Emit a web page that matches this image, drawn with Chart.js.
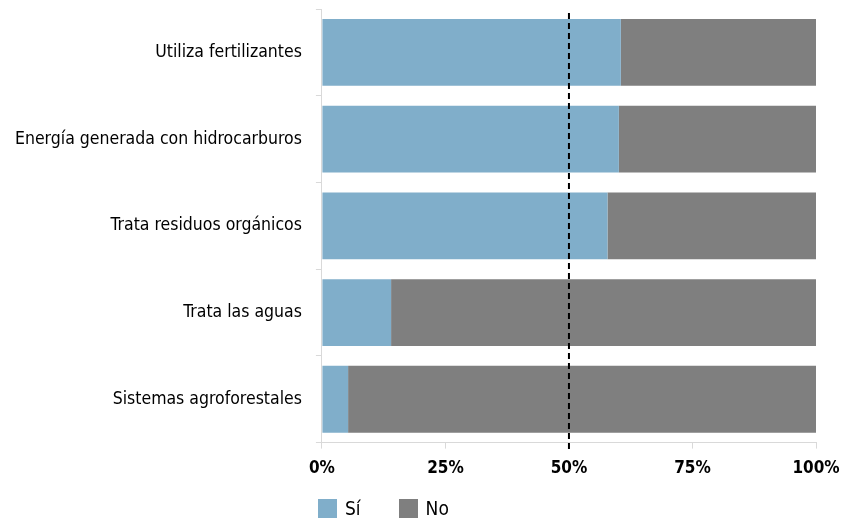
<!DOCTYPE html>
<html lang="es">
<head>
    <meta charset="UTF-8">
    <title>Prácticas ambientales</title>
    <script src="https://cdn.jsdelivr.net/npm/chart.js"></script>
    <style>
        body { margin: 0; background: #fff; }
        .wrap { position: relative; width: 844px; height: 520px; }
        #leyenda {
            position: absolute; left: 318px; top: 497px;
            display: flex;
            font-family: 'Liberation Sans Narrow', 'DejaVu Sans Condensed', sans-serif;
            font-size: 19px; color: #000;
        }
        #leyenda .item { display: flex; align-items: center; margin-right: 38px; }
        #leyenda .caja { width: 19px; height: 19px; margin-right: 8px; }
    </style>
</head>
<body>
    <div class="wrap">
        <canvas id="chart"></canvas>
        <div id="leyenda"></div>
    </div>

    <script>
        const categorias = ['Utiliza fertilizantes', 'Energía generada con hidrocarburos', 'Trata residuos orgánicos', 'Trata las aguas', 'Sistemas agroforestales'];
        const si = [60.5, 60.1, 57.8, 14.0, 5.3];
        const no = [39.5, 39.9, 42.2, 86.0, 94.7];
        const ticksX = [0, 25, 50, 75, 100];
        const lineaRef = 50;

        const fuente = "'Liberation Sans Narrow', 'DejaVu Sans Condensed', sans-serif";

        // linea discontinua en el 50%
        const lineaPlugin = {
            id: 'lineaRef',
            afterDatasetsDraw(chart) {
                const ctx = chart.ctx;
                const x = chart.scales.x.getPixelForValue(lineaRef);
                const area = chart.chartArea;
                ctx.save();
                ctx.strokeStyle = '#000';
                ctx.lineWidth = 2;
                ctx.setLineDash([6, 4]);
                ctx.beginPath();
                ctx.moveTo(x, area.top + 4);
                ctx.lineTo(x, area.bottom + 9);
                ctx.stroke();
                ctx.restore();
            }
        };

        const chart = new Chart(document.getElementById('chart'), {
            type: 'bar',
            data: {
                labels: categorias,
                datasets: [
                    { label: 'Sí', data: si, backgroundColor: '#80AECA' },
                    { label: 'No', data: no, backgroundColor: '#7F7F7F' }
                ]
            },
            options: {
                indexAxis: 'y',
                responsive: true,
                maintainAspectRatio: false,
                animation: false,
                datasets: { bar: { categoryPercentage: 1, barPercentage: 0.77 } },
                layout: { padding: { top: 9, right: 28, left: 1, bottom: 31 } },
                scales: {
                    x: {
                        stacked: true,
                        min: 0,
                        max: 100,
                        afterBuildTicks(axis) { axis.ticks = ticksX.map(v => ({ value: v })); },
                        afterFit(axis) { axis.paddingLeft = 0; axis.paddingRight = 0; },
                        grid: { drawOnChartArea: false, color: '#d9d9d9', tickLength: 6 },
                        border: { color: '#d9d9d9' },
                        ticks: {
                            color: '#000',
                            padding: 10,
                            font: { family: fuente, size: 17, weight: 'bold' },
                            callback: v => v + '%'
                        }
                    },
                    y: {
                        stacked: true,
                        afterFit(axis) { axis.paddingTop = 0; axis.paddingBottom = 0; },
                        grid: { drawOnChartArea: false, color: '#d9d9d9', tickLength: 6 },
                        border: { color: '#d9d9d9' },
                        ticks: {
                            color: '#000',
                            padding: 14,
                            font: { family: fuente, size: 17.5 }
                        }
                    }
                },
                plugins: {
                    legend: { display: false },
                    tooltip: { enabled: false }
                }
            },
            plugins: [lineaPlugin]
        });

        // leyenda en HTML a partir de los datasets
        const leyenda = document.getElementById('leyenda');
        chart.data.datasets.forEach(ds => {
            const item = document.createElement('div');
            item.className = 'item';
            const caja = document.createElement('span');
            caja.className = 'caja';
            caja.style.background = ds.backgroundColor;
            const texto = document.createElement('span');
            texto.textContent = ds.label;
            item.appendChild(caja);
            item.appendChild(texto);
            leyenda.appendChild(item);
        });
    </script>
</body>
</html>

— TASK STATEMENT —
Write out the listing above exactly as it stands, pictures excluded.

— FULL ANSWER —
Emit a web page that matches this image, drawn with Chart.js.
<!DOCTYPE html>
<html lang="es">
<head>
    <meta charset="UTF-8">
    <title>Prácticas ambientales</title>
    <script src="https://cdn.jsdelivr.net/npm/chart.js"></script>
    <style>
        body { margin: 0; background: #fff; }
        .wrap { position: relative; width: 844px; height: 520px; }
        #leyenda {
            position: absolute; left: 318px; top: 497px;
            display: flex;
            font-family: 'Liberation Sans Narrow', 'DejaVu Sans Condensed', sans-serif;
            font-size: 19px; color: #000;
        }
        #leyenda .item { display: flex; align-items: center; margin-right: 38px; }
        #leyenda .caja { width: 19px; height: 19px; margin-right: 8px; }
    </style>
</head>
<body>
    <div class="wrap">
        <canvas id="chart"></canvas>
        <div id="leyenda"></div>
    </div>

    <script>
        const categorias = ['Utiliza fertilizantes', 'Energía generada con hidrocarburos', 'Trata residuos orgánicos', 'Trata las aguas', 'Sistemas agroforestales'];
        const si = [60.5, 60.1, 57.8, 14.0, 5.3];
        const no = [39.5, 39.9, 42.2, 86.0, 94.7];
        const ticksX = [0, 25, 50, 75, 100];
        const lineaRef = 50;

        const fuente = "'Liberation Sans Narrow', 'DejaVu Sans Condensed', sans-serif";

        // linea discontinua en el 50%
        const lineaPlugin = {
            id: 'lineaRef',
            afterDatasetsDraw(chart) {
                const ctx = chart.ctx;
                const x = chart.scales.x.getPixelForValue(lineaRef);
                const area = chart.chartArea;
                ctx.save();
                ctx.strokeStyle = '#000';
                ctx.lineWidth = 2;
                ctx.setLineDash([6, 4]);
                ctx.beginPath();
                ctx.moveTo(x, area.top + 4);
                ctx.lineTo(x, area.bottom + 9);
                ctx.stroke();
                ctx.restore();
            }
        };

        const chart = new Chart(document.getElementById('chart'), {
            type: 'bar',
            data: {
                labels: categorias,
                datasets: [
                    { label: 'Sí', data: si, backgroundColor: '#80AECA' },
                    { label: 'No', data: no, backgroundColor: '#7F7F7F' }
                ]
            },
            options: {
                indexAxis: 'y',
                responsive: true,
                maintainAspectRatio: false,
                animation: false,
                datasets: { bar: { categoryPercentage: 1, barPercentage: 0.77 } },
                layout: { padding: { top: 9, right: 28, left: 1, bottom: 31 } },
                scales: {
                    x: {
                        stacked: true,
                        min: 0,
                        max: 100,
                        afterBuildTicks(axis) { axis.ticks = ticksX.map(v => ({ value: v })); },
                        afterFit(axis) { axis.paddingLeft = 0; axis.paddingRight = 0; },
                        grid: { drawOnChartArea: false, color: '#d9d9d9', tickLength: 6 },
                        border: { color: '#d9d9d9' },
                        ticks: {
                            color: '#000',
                            padding: 10,
                            font: { family: fuente, size: 17, weight: 'bold' },
                            callback: v => v + '%'
                        }
                    },
                    y: {
                        stacked: true,
                        afterFit(axis) { axis.paddingTop = 0; axis.paddingBottom = 0; },
                        grid: { drawOnChartArea: false, color: '#d9d9d9', tickLength: 6 },
                        border: { color: '#d9d9d9' },
                        ticks: {
                            color: '#000',
                            padding: 14,
                            font: { family: fuente, size: 17.5 }
                        }
                    }
                },
                plugins: {
                    legend: { display: false },
                    tooltip: { enabled: false }
                }
            },
            plugins: [lineaPlugin]
        });

        // leyenda en HTML a partir de los datasets
        const leyenda = document.getElementById('leyenda');
        chart.data.datasets.forEach(ds => {
            const item = document.createElement('div');
            item.className = 'item';
            const caja = document.createElement('span');
            caja.className = 'caja';
            caja.style.background = ds.backgroundColor;
            const texto = document.createElement('span');
            texto.textContent = ds.label;
            item.appendChild(caja);
            item.appendChild(texto);
            leyenda.appendChild(item);
        });
    </script>
</body>
</html>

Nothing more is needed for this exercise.